On our de novo review of the record, we agree with the district court’s conclusion Dotson should be resentenced to permit the court to determine, in its discretion, whether Dotson should receive credit on his sentence in Iowa for time served while incarcerated in Wisconsin on his Wisconsin sentence from the time

procedendo was issued in his appeal, April 25, 2003, until the date he returned to custody in Iowa, October 18, 2005.
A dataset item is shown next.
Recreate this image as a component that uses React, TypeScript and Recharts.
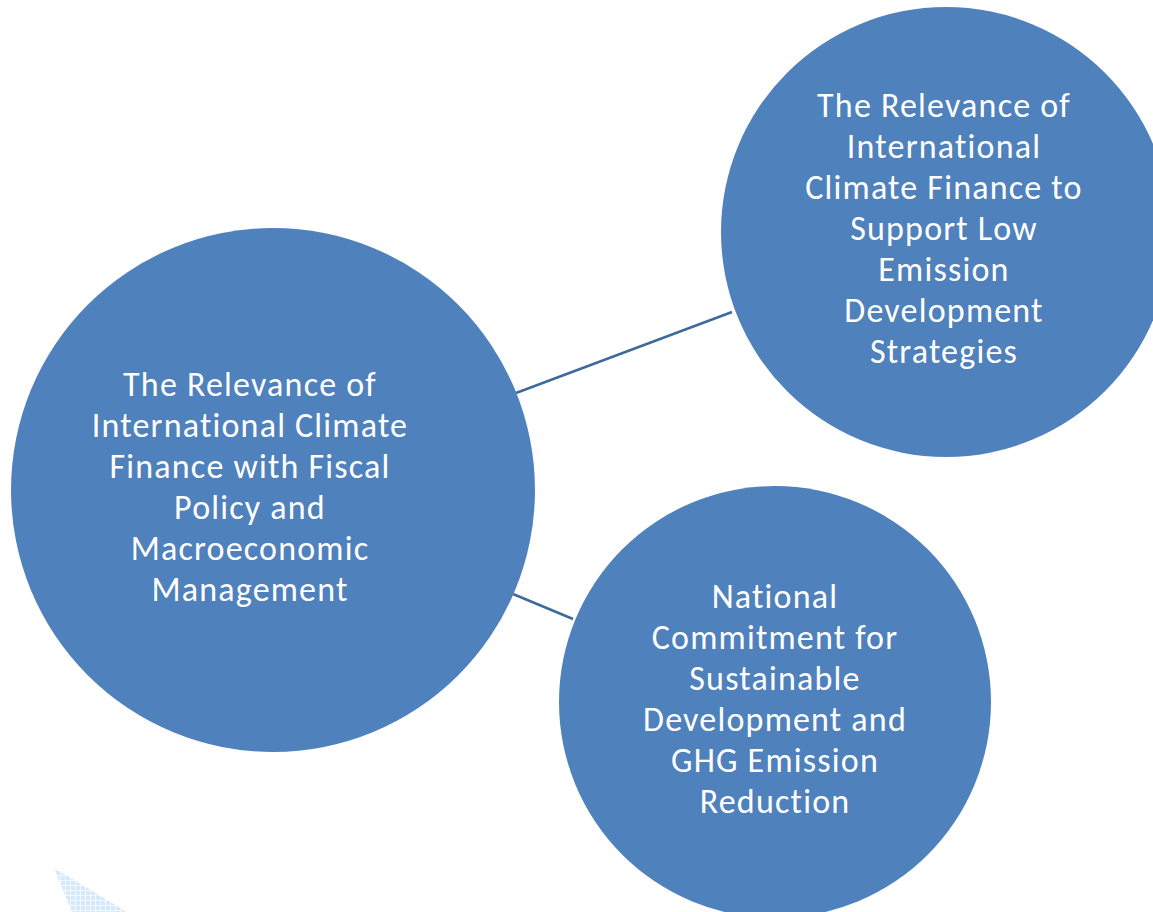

VI. Summary For the first time period, from the Johnson County arrest warrant, June 28, 1999, to the date of the Wisconsin conviction, February 25, 2000, we find the district court properly concluded Dotson was entitled to mandatory credit for time served under section 903A.5(1). For the second time period, the time from Dotson’s Wisconsin conviction, February 25, 2000, until he was brought to Iowa for trial, May 24, 2001, we reverse the district court’s conclusion Dotson was entitled to mandatory credit and remand for a determination of whether he should receive discretionary credit under section 903A.5(2). For the third time period, from the time of Dotson’s Iowa conviction, March 1, 2002, until procedendo was issued in his appeal, April 25, 2003, we affirm the district court’s conclusion Dotson was entitled to mandatory credit under section 903A.5(1). In considering the fourth time period, the time from procedendo in his direct appeal, April 25, 2003, to the date he returned to custody in Iowa, October 18, 2005, we agree with the district court’s conclusion there should be a resentencing hearing to determine whether Dotson should receive discretionary credit, pursuant to section 903A.5(2).

AFFIRMED IN PART, REVERSED IN PART, AND REMANDED.